Street hymns

29 Nov

Enough about Peachtree Street!
“Badstreet U.S.A.”  by Michael Hayes and The Fabulous Freebirds (from the 1987 album Off the Streets)

Shortly after this song debuted, Bad Street was renamed “Atlanta’s Historic Livingston Mims Motorway” to shed itself of negative connotations with the notorious and sloppy wrestler vs. punk blood feud that plagued the thoroughfare for the majority of the ’80s.

If I had to pick a real-life Bad Street Atlanta G-A, maybe I would go with the very south end of Moreland Avenue, past Coco Loco de la Noche. There are just a lot of beige nearly-windowless “sports” bars that seem like weathered men go in there every night and come out with nosebleeds, either from brawls over whether to play trashy honky-tonk or thrash metal in the jukebox, or because of snorting too much hillbilly heroin.

Now a real road – Auburn Avenue.
“Auburn Avenue” by The Spirit of Atlanta (produced by the legendary Tommy Stewart, from the 1973 soundtrack to the never-made film The Burning of Atlanta)

This whoooooole album is sooooooooooo goooooooooooooood. I can only imagine what the movie for which it was recorded would be like. What was the plan for “Buttermilk Bottom“? I am dying to see the heavy nightlife scene for which that was likely intended. There’s also “Hunter Street” (now MLK Drive – thanks jolomo) which is clearly scored for a police chase scene. And if you like funk woodwind and brass riffs, you’ll love the instrumental “Down Underground“!

Here’s one last song with street undertones, while we’re on the subject of Tommy Stewart.
“Atlanta Get Down” by Tommy Stewart (from the 1976? self-titled album)

Do any of those streets or radio stations that get shout outs exist anymore? Simpson Road, no. WQXI was Dr. Don Rose’s station. Someone find out out about the rest.
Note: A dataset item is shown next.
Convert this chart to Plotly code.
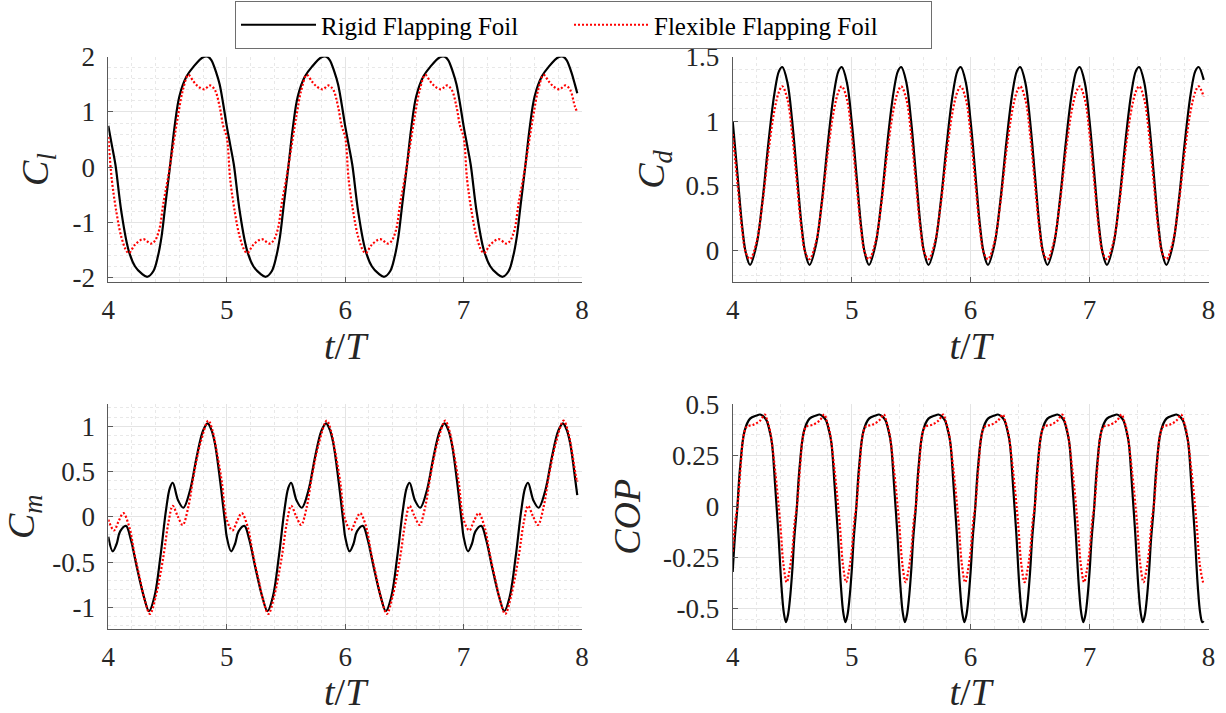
import plotly.graph_objects as go

# ---------------- data (one cycle, repeated each period) ----------------
T_START = 4.0
T_END = 7.96

# Lift coefficient, period 1
cl_rigid_phase = [0.0, 0.03, 0.06, 0.11, 0.17, 0.225, 0.28, 0.33, 0.38, 0.42, 0.45, 0.48, 0.52,
                  0.56, 0.60, 0.66, 0.72, 0.80, 0.84, 0.87, 0.91, 0.94, 0.97]
cl_rigid_val = [0.75, 0.4, 0.05, -0.8, -1.49, -1.79, -1.92, -1.98, -1.88, -1.6, -1.25, -0.71, 0.0,
                0.74, 1.28, 1.64, 1.82, 1.99, 2.0, 1.94, 1.72, 1.5, 1.15]
cl_rigid_end = 1.34
cl_flex_phase = [0.0, 0.03, 0.07, 0.11, 0.155, 0.175, 0.225, 0.296, 0.36, 0.39, 0.43, 0.465, 0.51,
                 0.55, 0.59, 0.63, 0.676, 0.72, 0.76, 0.81, 0.86, 0.90, 0.94, 0.97]
cl_flex_val = [0.55, -0.23, -0.83, -1.26, -1.52, -1.55, -1.40, -1.30, -1.38, -1.34, -1.13, -0.65, -0.12,
               0.42, 0.95, 1.40, 1.67, 1.55, 1.46, 1.41, 1.48, 1.40, 1.10, 0.75]
cl_flex_end = 1.0

# Drag coefficient, period 0.5
cd_rigid_phase = [0.0, 0.04, 0.08, 0.11, 0.146, 0.2, 0.25, 0.3, 0.35, 0.39, 0.417, 0.46]
cd_rigid_val = [1.0, 0.59, 0.18, -0.02, -0.115, 0.04, 0.38, 0.83, 1.21, 1.39, 1.42, 1.3]
cd_rigid_end = 1.32
cd_flex_phase = [0.0, 0.04, 0.08, 0.11, 0.146, 0.2, 0.25, 0.3, 0.35, 0.39, 0.417, 0.46]
cd_flex_val = [0.9, 0.52, 0.15, -0.02, -0.07, 0.06, 0.36, 0.76, 1.08, 1.23, 1.27, 1.17]
cd_flex_end = 1.19

# Moment coefficient, period 1
cm_rigid_phase = [0.0, 0.037, 0.07, 0.10, 0.149, 0.19, 0.24, 0.30, 0.344, 0.39, 0.44, 0.487, 0.52,
                  0.544, 0.59, 0.634, 0.69, 0.746, 0.80, 0.839, 0.87, 0.90, 0.944, 0.986]
cm_rigid_val = [-0.22, -0.38, -0.30, -0.16, -0.10, -0.25, -0.55, -0.88, -1.04, -0.88, -0.44, 0.07, 0.32,
                0.375, 0.18, 0.10, 0.29, 0.66, 0.95, 1.03, 0.96, 0.81, 0.40, -0.07]
cm_rigid_end = 0.24
cm_flex_phase = [0.0, 0.048, 0.09, 0.127, 0.177, 0.22, 0.27, 0.31, 0.352, 0.40, 0.465, 0.507, 0.544,
                 0.585, 0.628, 0.676, 0.72, 0.78, 0.845, 0.88, 0.91, 0.958]
cm_flex_val = [-0.03, -0.15, -0.04, 0.04, -0.11, -0.40, -0.70, -0.93, -1.07, -0.88, -0.44, -0.07, 0.12,
               0.01, -0.09, 0.11, 0.45, 0.82, 1.06, 0.95, 0.76, 0.39]
cm_flex_end = 0.40

# Centre of pressure, period 0.5
cop_rigid_phase = [0.0, 0.017, 0.036, 0.062, 0.10, 0.146, 0.20, 0.23, 0.26, 0.286, 0.31, 0.33,
                   0.356, 0.384, 0.41, 0.43, 0.448, 0.465, 0.48]
cop_rigid_val = [-0.32, -0.16, -0.03, 0.19, 0.37, 0.43, 0.445, 0.45, 0.44, 0.42, 0.37, 0.31,
                 0.11, -0.13, -0.39, -0.52, -0.565, -0.53, -0.46]
cop_rigid_end = -0.56
cop_flex_phase = [0.0, 0.024, 0.04, 0.07, 0.09, 0.118, 0.174, 0.23, 0.27, 0.29, 0.314, 0.356, 0.40,
                  0.426, 0.454, 0.475]
cop_flex_val = [-0.22, -0.06, 0.0, 0.22, 0.34, 0.39, 0.40, 0.42, 0.45, 0.42, 0.37, 0.18, -0.085,
                -0.28, -0.37, -0.32]
cop_flex_end = -0.38

x_tick_vals = [4, 5, 6, 7, 8]
x_tick_text = ["4", "5", "6", "7", "8"]
cl_tick_vals = [-2, -1, 0, 1, 2]
cl_tick_text = ["-2", "-1", "0", "1", "2"]
cd_tick_vals = [0, 0.5, 1, 1.5]
cd_tick_text = ["0", "0.5", "1", "1.5"]
cm_tick_vals = [-1, -0.5, 0, 0.5, 1]
cm_tick_text = ["-1", "-0.5", "0", "0.5", "1"]
cop_tick_vals = [-0.5, -0.25, 0, 0.25, 0.5]
cop_tick_text = ["-0.5", "-0.25", "0", "0.25", "0.5"]

series_names = ["Rigid Flapping Foil", "Flexible Flapping Foil"]


def periodic(phase, val, period, end_val):
    ts, vs = [], []
    k = 0
    while T_START + k * period < T_END:
        for p, v in zip(phase, val):
            t = T_START + k * period + p
            if t < T_END - 1e-9:
                ts.append(round(t, 4))
                vs.append(v)
        k += 1
    ts.append(T_END)
    vs.append(end_val)
    return ts, vs


# ---------------- figure ----------------
FONT = "Liberation Serif"
TXT = "#262626"
AX = "#5a5a5a"

fig = go.Figure()

panels = [
    ("x", "y", (cl_rigid_phase, cl_rigid_val, cl_rigid_end), (cl_flex_phase, cl_flex_val, cl_flex_end), 1.0),
    ("x2", "y2", (cd_rigid_phase, cd_rigid_val, cd_rigid_end), (cd_flex_phase, cd_flex_val, cd_flex_end), 0.5),
    ("x3", "y3", (cm_rigid_phase, cm_rigid_val, cm_rigid_end), (cm_flex_phase, cm_flex_val, cm_flex_end), 1.0),
    ("x4", "y4", (cop_rigid_phase, cop_rigid_val, cop_rigid_end), (cop_flex_phase, cop_flex_val, cop_flex_end), 0.5),
]

for i, (xa, ya, rigid, flex, period) in enumerate(panels):
    tr, vr = periodic(rigid[0], rigid[1], period, rigid[2])
    tf, vf = periodic(flex[0], flex[1], period, flex[2])
    fig.add_trace(go.Scatter(x=tr, y=vr, xaxis=xa, yaxis=ya, mode="lines",
                             line=dict(color="#000000", width=2.2, shape="spline", smoothing=1.0),
                             name=series_names[0], showlegend=(i == 0), legendwidth=243))
    fig.add_trace(go.Scatter(x=tf, y=vf, xaxis=xa, yaxis=ya, mode="lines",
                             line=dict(color="#ff0000", width=2.2, dash="2px,2px", shape="spline", smoothing=1.0),
                             name=series_names[1], showlegend=(i == 0), legendwidth=272))

W, H = 1226, 713
xdom_l = [108.3 / W, 582.0 / W]
xdom_r = [732.7 / W, 1208.5 / W]
ydom_t = [(H - 282.3) / H, (H - 56.7) / H]
ydom_b = [(H - 629.3) / H, (H - 404.3) / H]

tick_font = dict(family=FONT, size=27, color=TXT)
title_font = dict(family=FONT, size=38, color=TXT)


def xaxis(domain, anchor):
    return dict(domain=domain, anchor=anchor, range=[4, 8], tickmode="array",
                tickvals=x_tick_vals, ticktext=x_tick_text, tickfont=tick_font,
                ticks="inside", ticklen=5, tickcolor=AX, showline=True, linecolor=AX, linewidth=1,
                zeroline=False, showgrid=True, gridcolor="#e4e4e4", gridwidth=1, automargin=False,
                minor=dict(tickvals=[4 + 0.2 * j for j in range(21)], showgrid=True,
                           gridcolor="#e8e8e8", griddash="dot", gridwidth=1),
                ticklabelstandoff=3,
                title=dict(text="<i>t</i>/<i>T</i>", font=title_font, standoff=0))


def yaxis(domain, anchor, rng, tv, tt, minor_step, title, standoff):
    n = int(round((rng[1] - rng[0]) / minor_step)) + 2
    start = minor_step * int(rng[0] / minor_step - 1)
    minor_vals = [round(start + minor_step * j, 4) for j in range(n + 2)]
    return dict(domain=domain, anchor=anchor, range=rng, tickmode="array",
                tickvals=tv, ticktext=tt, tickfont=tick_font,
                ticks="inside", ticklen=5, tickcolor=AX, showline=True, linecolor=AX, linewidth=1,
                zeroline=False, showgrid=True, gridcolor="#e4e4e4", gridwidth=1, automargin=False,
                minor=dict(tickvals=minor_vals, showgrid=True,
                           gridcolor="#e8e8e8", griddash="dot", gridwidth=1),
                ticklabelstandoff=7,
                title=dict(text=title, font=title_font, standoff=standoff))


fig.update_layout(
    width=W, height=H,
    margin=dict(l=0, r=0, t=0, b=0, autoexpand=False),
    paper_bgcolor="white", plot_bgcolor="white",
    font=dict(family=FONT, color=TXT),
    xaxis=xaxis(xdom_l, "y"),
    yaxis=yaxis(ydom_t, "x", [-2.08, 2.0], cl_tick_vals, cl_tick_text, 0.2,
                "<i>C</i><sub><i>l</i></sub>", 12),
    xaxis2=xaxis(xdom_r, "y2"),
    yaxis2=yaxis(ydom_t, "x2", [-0.25, 1.5], cd_tick_vals, cd_tick_text, 0.1,
                 "<i>C</i><sub><i>d</i></sub>", 9),
    xaxis3=xaxis(xdom_l, "y3"),
    yaxis3=yaxis(ydom_b, "x3", [-1.24, 1.24], cm_tick_vals, cm_tick_text, 0.1,
                 "<i>C</i><sub><i>m</i></sub>", 9),
    xaxis4=xaxis(xdom_r, "y4"),
    yaxis4=yaxis(ydom_b, "x4", [-0.6, 0.5], cop_tick_vals, cop_tick_text, 0.05, "<i>COP</i>", 10),
    legend=dict(orientation="h", x=235 / W, y=1 - 1 / H, xanchor="left", yanchor="top",
                xref="container", yref="container",
                bgcolor="white", bordercolor="#6e6e6e", borderwidth=1,
                font=dict(family=FONT, size=25, color="#000000"), itemwidth=75,
                entrywidthmode="pixels", tracegroupgap=0),
    showlegend=True,
)

fig.write_html("out.html")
Now do what the ladies say! GET DOWN!

Previously: Atlanta’s music scene

One Response to “Street hymns”

  1. Edwina Thursday, December 1, 2011 at 9:57 pm #

    My wife is an investigator and had to meet a witness once in one of those nearly-windowless sports bars. I think what she saw there is best described in the words of Victor Hugo:

    “vagabonds who are more than a match for justice; rovers after adventures; chemists of the swindling order, who are always dropping their lives into the melting-pot; people in rags of every shape, and in every style of wearing them; withered fruits of roguery; bankrupt existences; consciences that have filed their schedule; men who have failed in the house-breaking trade (for the great masters of burglary move in a higher sphere); workmen and workwomen in the trade of wickedness; oddities, male and female; men in coats out at elbows; scoundrels reduced to indigence; rogues who have missed the wages of roguery; men who have been hit in the social duel; harpies who have no longer any prey; petty larceners;” etc.